There are
two entirely different concepts here, and let me try to explain ...
Virtual Machines: "VPS" is simply another packaging of this concept, and "VMWare®" made an industry out of it. At
this level of isolation, you are actually able to run "the entire [Linux or Windows] operating system(!)" as though it actually had "an entire physical machine to itself," even though it actually doesn't. Plenty of viable "virtual machine" solutions now exist for any combination of "guest" and "host," and all of them work well.
But: "What do we
actually need to provide, in order to safely run your application [in a shared environment]?" Do you in fact need "actual physical [virtual] reality," or merely "the
illusion thereof?" . . .
Containers: Implementors quickly realized that many real-world situations actually just required
isolation, and they needed to be able to do so
"cheaply." Thus, various technologies were developed by which "isolation" could be achieved
within "a single machine." (Virtual or not.) The kernel implements the facilities, and "container" technology "ties them up in a neat little package and ties a pretty bow around it."
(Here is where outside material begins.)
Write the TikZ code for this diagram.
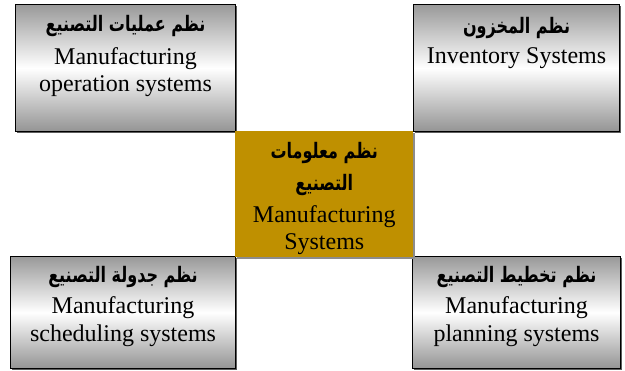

Now, classic "timesharing" techniques could be applied, yet the "container occupants" would never encounter the "timesharing" host. They could "blissfully believe" that they had a machine to themselves, but the underlying host didn't actually have to provide one. The result works, and it is very
efficient and
scalable.
As I have said:
"'Containers' are 'rose-colored glasses.'" They are actually a
context that is imposed upon an otherwise-ordinary "running process" on any particular host computer. This context
restricts what the process is able to perceive concerning: the filesystem, the network, its user-id, and its "root privileges."
(And, so on ...) But, since the whole thing is actually
an illusion, it is "extremely cheap." Versus virtual machines.
"Containers" cannot do what "virtual machines" can do. For example: you cannot use them to run "Windows" on "Linux" nor vice-versa. But if what you actually require is
isolation, they are an excellent solution.
Key Point: "Virtual Machines" are "[virtual]
reality," while "Containers" are "a cleverly-engineered but entirely functional
illusion."
- - -
Docker® is a specific
packaging of "container technology" that is especially designed for quick deployment of "routine situations." Of which there are a great many. Someone out there writes a
Dockerfile and puts all of the messy setup commands into it. You just grab it off the shelf and use it, not caring what exactly it contains.
"Okay, I need a 'PHP server' and a 'MySQL server' and a ..." Without concerning yourself directly as to exactly how they work, you simply focus on "plugging them up." This can be both a good thing and a not-so-good thing, depending on your point of view. (The first implementations of Docker actually used
lxc/lxd as the base, but they have gone their own way since then.) In the right situations, Docker can save a lot of
drudgery. But it's not the only way to do it.